Violence and suppression of Lacy’s rights were just the beginning, as her lover seemed to have no concept of the word “consensual”. Lacy describes her experiences with him as “rape”.
Unwanted sex? Rape? All the time. He did not stop to determine whether I consented to sex. Several times, he turned off my wifi and lied about it, a modern-day form of gaslighting. He verbally criticized me for using social media, my main link to the rest of my life back in the US, and tried to discourage me from using it. He forced me to unfriend one Turkish man on Facebook, and wanted me to unfriend many more.
All the while, he drank heavily every day. I tried to pretend that everything was okay, that these challenges were minor, that I just needed to grin and bear it and try to get my work done. I told myself that this would not be permanent, that I just need to endure. Even though things got progressively worse, each time I looked to the horizon. I put silver linings on all of the clouds.
But, like any good leftist activist, she refused to see the reality of the situation she had gotten herself into, apparently convinced that every country in the Middle East is just as accepting and tolerant as Western countries.

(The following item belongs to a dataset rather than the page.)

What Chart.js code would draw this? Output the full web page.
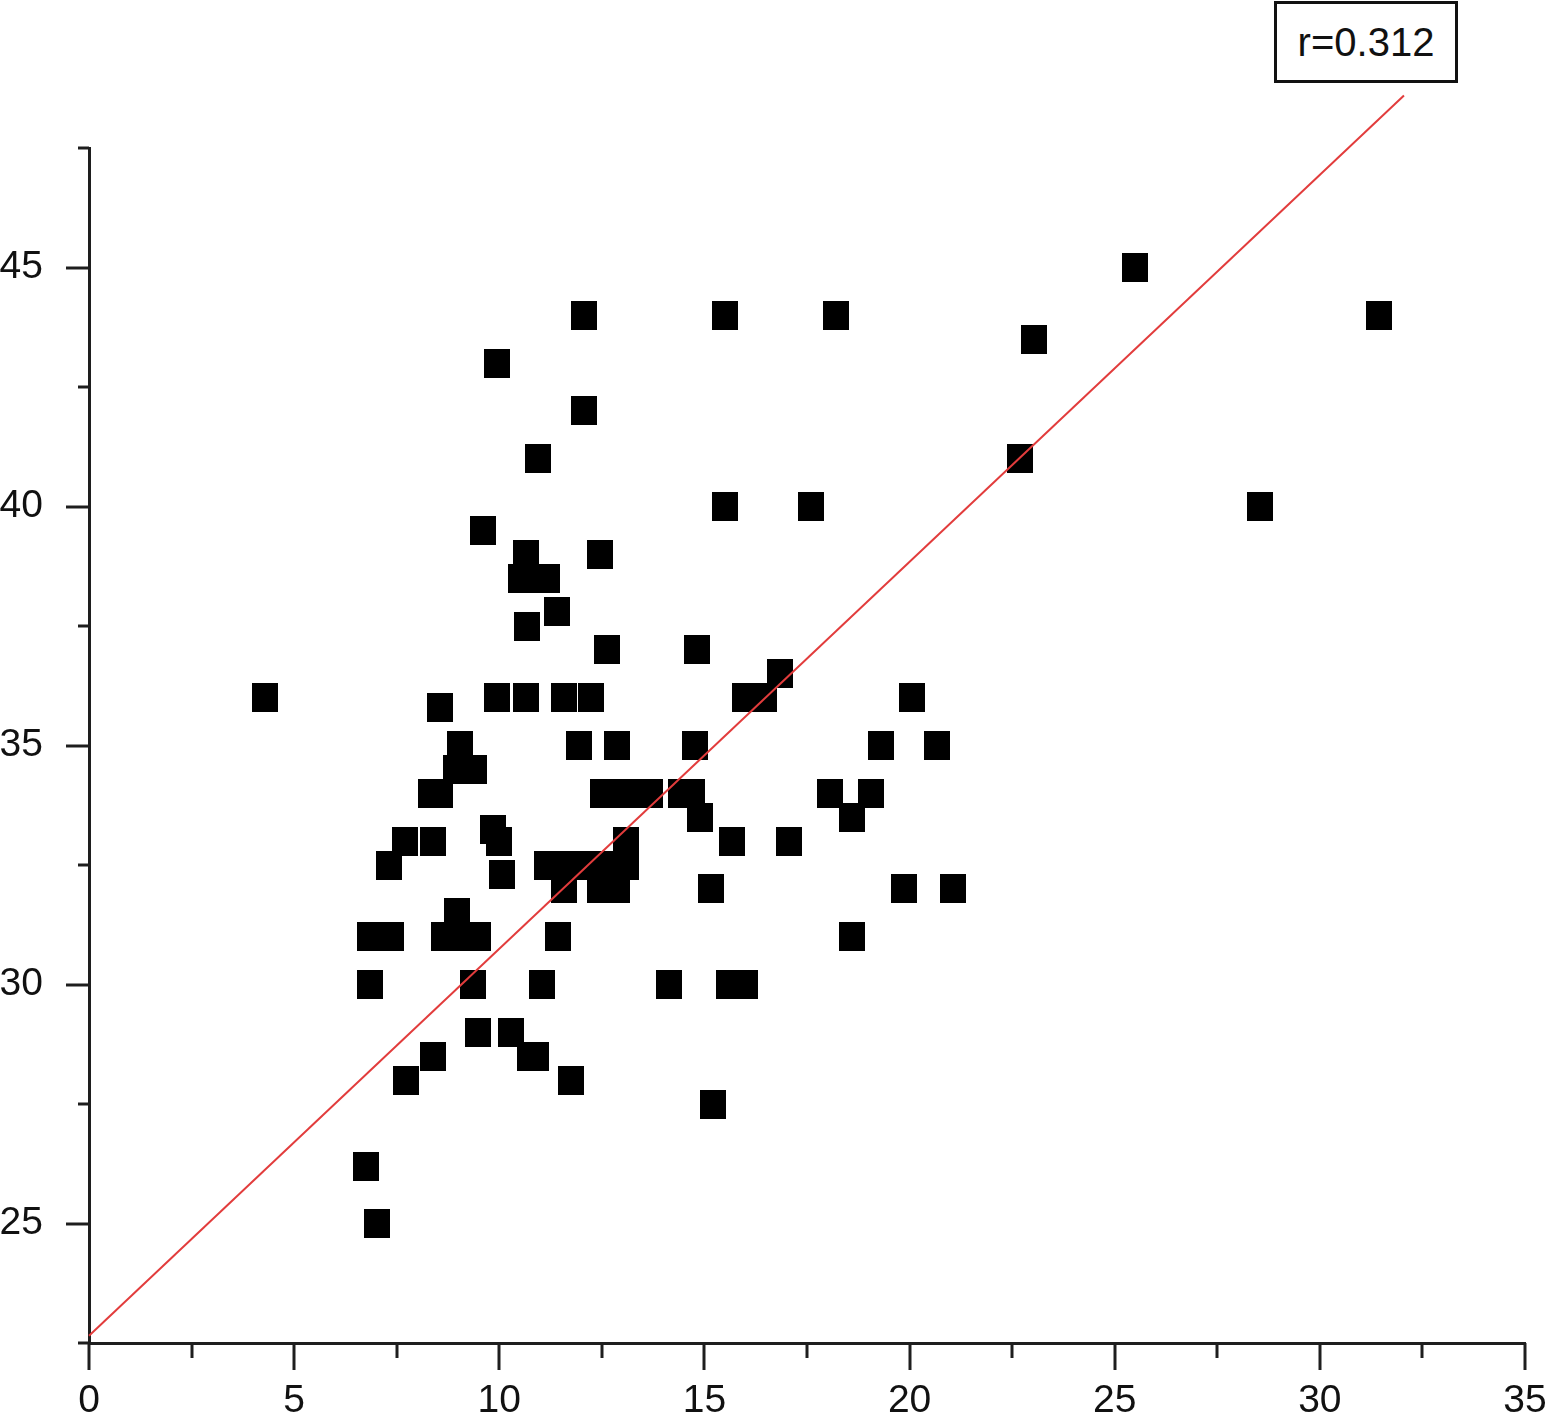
<!DOCTYPE html>
<html>
<head>
<meta charset="utf-8">
<script src="https://cdn.jsdelivr.net/npm/chart.js@4.4.1/dist/chart.umd.min.js"></script>
<style>
  html, body { margin: 0; padding: 0; background: #fff; }
  #wrap { position: relative; width: 1548px; height: 1425px; }
  #rbox {
    position: absolute; left: 1274px; top: 1px; width: 178px; height: 76px;
    border: 3px solid #111; background: #fff;
    font-family: "Liberation Sans", Arial, sans-serif; font-size: 40px; color: #111;
    display: flex; align-items: center; justify-content: center;
  }
</style>
</head>
<body>
<div id="wrap">
  <canvas id="c" width="1548" height="1425"></canvas>
  <div id="rbox">r=0.312</div>
</div>
<script>
// ---- data ----
const xValues = [
  4.3, 6.74, 7.03, 6.86, 6.84, 7.37, 7.3, 7.7, 8.38, 8.33,
  8.55, 8.55, 9.04, 8.94, 9.38, 8.96, 8.65, 9.06, 9.48, 9.36,
  9.48, 10.28, 10.75, 10.9, 8.38, 7.72, 11.75, 11.04, 11.43, 9.85,
  10.0, 10.06, 9.6, 9.94, 12.07, 12.07, 10.94, 10.65, 10.53, 11.16,
  11.41, 10.67, 12.63, 12.46, 9.94, 10.65, 11.58, 12.24, 11.94, 12.87,
  11.16, 11.72, 12.28, 12.84, 11.58, 12.46, 12.87, 13.09, 13.09, 12.53,
  13.14, 13.68, 14.44, 14.7, 14.9, 15.66, 15.17, 14.83, 14.78, 14.14,
  15.2, 15.49, 15.49, 15.6, 16.0, 16.0, 16.46, 16.85, 17.07, 17.6,
  18.2, 18.05, 18.6, 19.05, 18.6, 19.3, 20.05, 19.86, 20.66, 21.05,
  22.7, 23.03, 25.5, 28.53, 31.44
];
const yValues = [
  36.0, 26.2, 25.0, 30.0, 31.0, 31.0, 32.5, 33.0, 33.0, 34.0,
  34.0, 35.8, 35.0, 34.5, 34.5, 31.5, 31.0, 31.0, 31.0, 30.0,
  29.0, 29.0, 28.5, 28.5, 28.5, 28.0, 28.0, 30.0, 31.0, 33.25,
  33.0, 32.3, 39.5, 43.0, 44.0, 42.0, 41.0, 39.0, 38.5, 38.5,
  37.8, 37.5, 37.0, 39.0, 36.0, 36.0, 36.0, 36.0, 35.0, 35.0,
  32.5, 32.5, 32.5, 32.5, 32.0, 32.0, 32.0, 33.0, 32.5, 34.0,
  34.0, 34.0, 34.0, 34.0, 33.5, 33.0, 32.0, 37.0, 35.0, 30.0,
  27.5, 44.0, 40.0, 30.0, 30.0, 36.0, 36.0, 36.5, 33.0, 40.0,
  44.0, 34.0, 33.5, 34.0, 31.0, 35.0, 36.0, 32.0, 35.0, 32.0,
  41.0, 43.5, 45.0, 40.0, 44.0
];
// regression line end points
const fitX = [0, 32.05];
const fitY = [22.65, 48.6];
// axis tick settings (values)
const xMin = 0, xMax = 35, xStep = 2.5, xLabelEvery = 5;
const yMin = 22.5, yMax = 47.5, yStep = 2.5, yLabelEvery = 5;

// ---- build ----
const points = xValues.map((x, i) => ({ x: x, y: yValues[i] }));
const fitPoints = fitX.map((x, i) => ({ x: x, y: fitY[i] }));

const sq = document.createElement('canvas');
sq.width = 26; sq.height = 29;
const sctx = sq.getContext('2d');
sctx.fillStyle = '#000';
sctx.fillRect(0, 0, 26, 29);

const FONT = { family: '"Liberation Sans", Arial, sans-serif', size: 39 };
const AXIS = '#1e1e1e';

const tickPlugin = {
  id: 'tickMarks',
  afterDraw(chart) {
    const ctx = chart.ctx;
    const xs = chart.scales.x, ys = chart.scales.y;
    ctx.save();
    ctx.strokeStyle = AXIS;
    ctx.lineWidth = 3;
    ctx.lineCap = 'butt';
    xs.ticks.forEach(t => {
      const px = Math.round(xs.getPixelForValue(t.value));
      const major = Math.abs(t.value % xLabelEvery) < 1e-6;
      const len = major ? 27 : 15;
      ctx.beginPath();
      ctx.moveTo(px, xs.top);
      ctx.lineTo(px, xs.top + len);
      ctx.stroke();
    });
    ys.ticks.forEach(t => {
      const py = Math.round(ys.getPixelForValue(t.value));
      const major = Math.abs(t.value % yLabelEvery) < 1e-6;
      const len = major ? 23 : 11;
      ctx.beginPath();
      ctx.moveTo(ys.right, py);
      ctx.lineTo(ys.right - len, py);
      ctx.stroke();
    });
    ctx.restore();
  }
};

new Chart(document.getElementById('c'), {
  type: 'scatter',
  data: {
    datasets: [
      {
        type: 'line',
        data: fitPoints,
        borderColor: '#e23c3c',
        borderWidth: 2,
        pointRadius: 0,
        fill: false,
        clip: false
      },
      {
        data: points,
        pointStyle: sq,
        pointRadius: 13,
        pointHoverRadius: 13,
        backgroundColor: '#000',
        borderColor: '#000'
      }
    ]
  },
  options: {
    responsive: false,
    devicePixelRatio: 1,
    animation: false,
    events: [],
    layout: { padding: { top: 148, right: 23, left: 0, bottom: 0 } },
    plugins: { legend: { display: false }, tooltip: { enabled: false }, title: { display: false } },
    scales: {
      x: {
        type: 'linear',
        min: xMin, max: xMax,
        afterFit(s) { s.height = 82; s.paddingLeft = 0; s.paddingRight = 0; },
        border: { display: true, color: AXIS, width: 3 },
        grid: { drawOnChartArea: false, drawTicks: false },
        ticks: {
          stepSize: xStep, autoSkip: false, maxRotation: 0, padding: 35,
          color: '#111', font: FONT,
          callback: v => (Math.abs(v % xLabelEvery) < 1e-6 ? String(v) : '')
        }
      },
      y: {
        type: 'linear',
        min: yMin, max: yMax,
        afterFit(s) { s.width = 89; s.paddingTop = 0; s.paddingBottom = 0; },
        border: { display: true, color: AXIS, width: 3 },
        grid: { drawOnChartArea: false, drawTicks: false },
        ticks: {
          stepSize: yStep, autoSkip: false, padding: 46,
          color: '#111', font: FONT,
          callback: v => (Math.abs(v % yLabelEvery) < 1e-6 ? String(v) : '')
        }
      }
    }
  },
  plugins: [tickPlugin]
});
</script>
</body>
</html>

Finally, Lacy realized that nothing was going to change for the better. In fact, her relationship with this Turkish man was only getting worse. She made the mistake of threatening to call the police on him and reporting domestic abuse, not realizing that she would not be taken seriously by Turkish law enforcement, and her boyfriend rightly explained that he would simply talk his way out of it.

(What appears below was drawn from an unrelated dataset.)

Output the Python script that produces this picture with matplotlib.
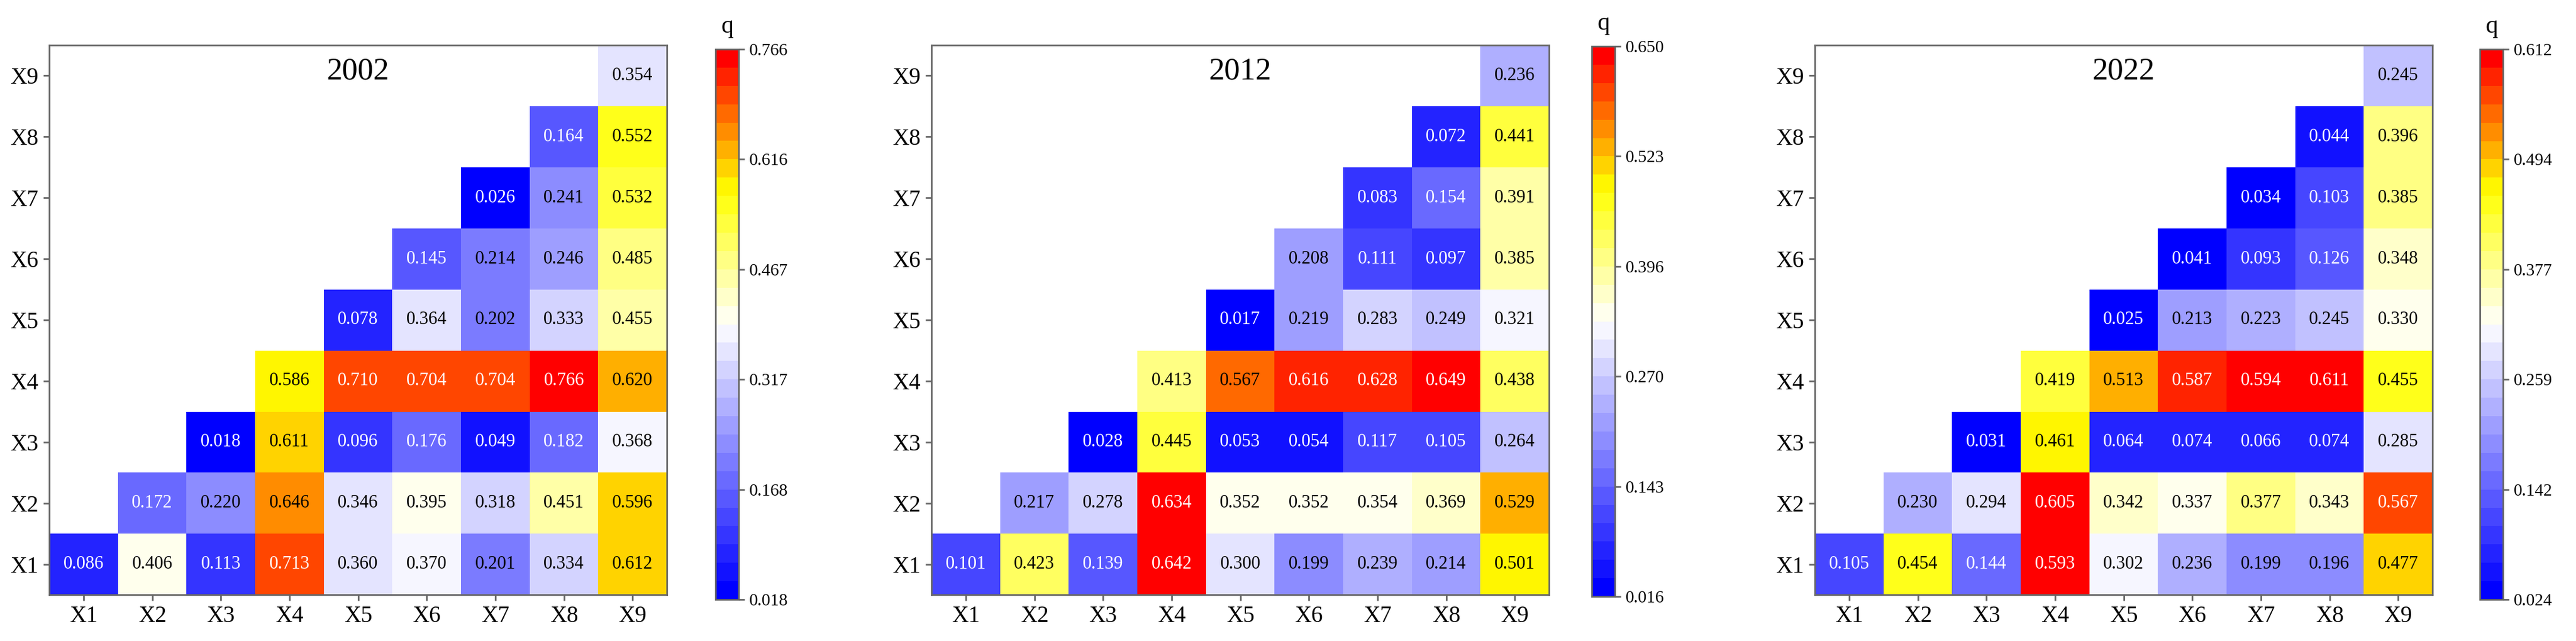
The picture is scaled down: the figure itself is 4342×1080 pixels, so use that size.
import numpy as np
import matplotlib
matplotlib.use("Agg")
import matplotlib.pyplot as plt
from matplotlib.colors import LinearSegmentedColormap

plt.rcParams['font.family'] = ['Liberation Serif', 'DejaVu Serif']

labels = ['X1', 'X2', 'X3', 'X4', 'X5', 'X6', 'X7', 'X8', 'X9']
years = ['2002', '2012', '2022']

# row Xi holds the values for columns Xi..X9
q_2002 = [
    [0.086, 0.406, 0.113, 0.713, 0.360, 0.370, 0.201, 0.334, 0.612],
    [0.172, 0.220, 0.646, 0.346, 0.395, 0.318, 0.451, 0.596],
    [0.018, 0.611, 0.096, 0.176, 0.049, 0.182, 0.368],
    [0.586, 0.710, 0.704, 0.704, 0.766, 0.620],
    [0.078, 0.364, 0.202, 0.333, 0.455],
    [0.145, 0.214, 0.246, 0.485],
    [0.026, 0.241, 0.532],
    [0.164, 0.552],
    [0.354],
]
q_2012 = [
    [0.101, 0.423, 0.139, 0.642, 0.300, 0.199, 0.239, 0.214, 0.501],
    [0.217, 0.278, 0.634, 0.352, 0.352, 0.354, 0.369, 0.529],
    [0.028, 0.445, 0.053, 0.054, 0.117, 0.105, 0.264],
    [0.413, 0.567, 0.616, 0.628, 0.649, 0.438],
    [0.017, 0.219, 0.283, 0.249, 0.321],
    [0.208, 0.111, 0.097, 0.385],
    [0.083, 0.154, 0.391],
    [0.072, 0.441],
    [0.236],
]
q_2022 = [
    [0.105, 0.454, 0.144, 0.593, 0.302, 0.236, 0.199, 0.196, 0.477],
    [0.230, 0.294, 0.605, 0.342, 0.337, 0.377, 0.343, 0.567],
    [0.031, 0.461, 0.064, 0.074, 0.066, 0.074, 0.285],
    [0.419, 0.513, 0.587, 0.594, 0.611, 0.455],
    [0.025, 0.213, 0.223, 0.245, 0.330],
    [0.041, 0.093, 0.126, 0.348],
    [0.034, 0.103, 0.385],
    [0.044, 0.396],
    [0.245],
]
q_all = [q_2002, q_2012, q_2022]
cbar_min = [0.018, 0.016, 0.024]
cbar_max = [0.766, 0.650, 0.612]

cmap = LinearSegmentedColormap.from_list(
    'bwyr', [(0, 'blue'), (0.5, 'white'), (0.75, 'yellow'), (1.0, 'red')], N=30)

W, H = 4342, 1080
fig = plt.figure(figsize=(W / 100, H / 100), dpi=100)

ax_left = [83, 1570, 3059]
cb_left = [1206, 2683, 4180]
cb_top = [83, 78, 83]
spine_col = '#666666'

for k in range(3):
    n = len(labels)
    grid = np.full((n, n), np.nan)
    for i, row in enumerate(q_all[k]):
        for j, v in enumerate(row):
            grid[i, i + j] = v
    data = np.ma.masked_invalid(grid)

    ax = fig.add_axes([ax_left[k] / W, 78 / H, 1041 / W, 926 / H])
    vmin, vmax = cbar_min[k], cbar_max[k]
    im = ax.imshow(data, cmap=cmap, vmin=vmin, vmax=vmax, origin='lower',
                   aspect='auto', interpolation='nearest')
    for i in range(n):
        for j in range(n):
            if data.mask[i, j]:
                continue
            v = grid[i, j]
            frac = (v - vmin) / (vmax - vmin)
            col = 'white' if (frac < 0.23 or frac > 0.9) else 'black'
            ax.text(j, i, f'{v:.3f}', ha='center', va='center', fontsize=22, color=col)

    ax.set_xticks(range(n))
    ax.set_yticks(range(n))
    ax.set_xticklabels(labels)
    ax.set_yticklabels(labels)
    ax.tick_params(labelsize=28, length=7, width=2, color=spine_col, pad=6)
    for s in ax.spines.values():
        s.set_color(spine_col)
        s.set_linewidth(2)
    ax.text(0.5, 0.952, years[k], transform=ax.transAxes, ha='center', va='center',
            fontsize=38)

    cax = fig.add_axes([cb_left[k] / W, (H - cb_top[k] - 927) / H, 39 / W, 927 / H])
    cb = fig.colorbar(im, cax=cax, ticks=np.linspace(vmin, vmax, 6))
    cb.ax.set_yticklabels([f'{t:.3f}' for t in np.linspace(vmin, vmax, 6)])
    cb.ax.tick_params(labelsize=21, length=7, width=2, color=spine_col, pad=6)
    cb.outline.set_edgecolor(spine_col)
    cb.outline.set_linewidth(2)
    cax.text(0.5, 1.02, 'q', transform=cax.transAxes, ha='center', va='bottom', fontsize=30)

fig.savefig('out.png', dpi=100)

I finally caught up with him and told him once and for all to return my bag so that I could go back to our room, in his friend’s apartment, and collect my things so that I could leave him. He refused to tell me his friend’s home address, phone number, or even last name so that I could contact the friend and access my luggage. Then he threatened to steal all of my luggage and bring it back with him across the country, all the way from Istanbul to Antalya.

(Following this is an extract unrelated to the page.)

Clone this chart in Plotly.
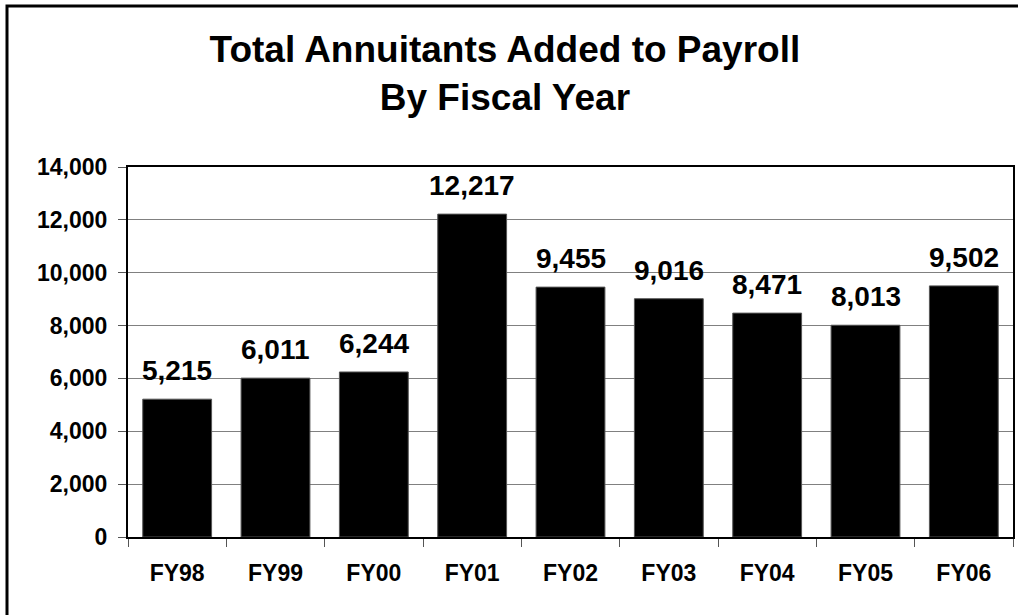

When I threatened to call the police, he gave me the most evil eye and told me that domestic abuse was not taken seriously in Turkey. He said, accurately, that we would likely both wind up in jail if I did that, and he would simply talk his way out of the situation. After all, I had no bruises or broken bones, and with his silver (forked) tongue he could easily talk his way out of the situation. How dare he discuss these injustices now, I thought, injustices that he had learned from his feminist friends, in order to perpetrate his own male violence against me. But I knew that he was right.
Fortunately for Lacy she was eventually able to escape the country, but not before her Turkish boyfriend repeatedly stole her belongings and threatened her in order to force her to stay with him. She also noted how she saw very few women on the streets alone, and rarely were they out after dark.
You can read the rest of Lacy’s eye-opening experience on her achieved blog here. Ironically, at the end she states that her story was not accepted on a blog for Personal Domestic Violence Stories due to “political content”, which is her reason for posting on a personal blog. Perhaps she should’ve realized that some of these leftist “women’s rights” groups only care about abuse when it fits their narrative, and her story about horrific abuse at the hands of a Turkish man while living in Turkey would likely be deemed too “racist”.
Although Lacy will undoubtedly continue her “radical” activism, convinced that reality can not possibly be different from her liberal beliefs, the story outlines how naive perceptions of the world and different cultures, assuming all countries are tolerant and liberated like the West, can lead to a horrific experience. Lucy was lucky that she escaped her captor, but many other women are not so fortunate.
However, by researching facts about women’s rights in Islamic countries, rather than succumbing to emotional rhetoric, these types of experiences can be prevented.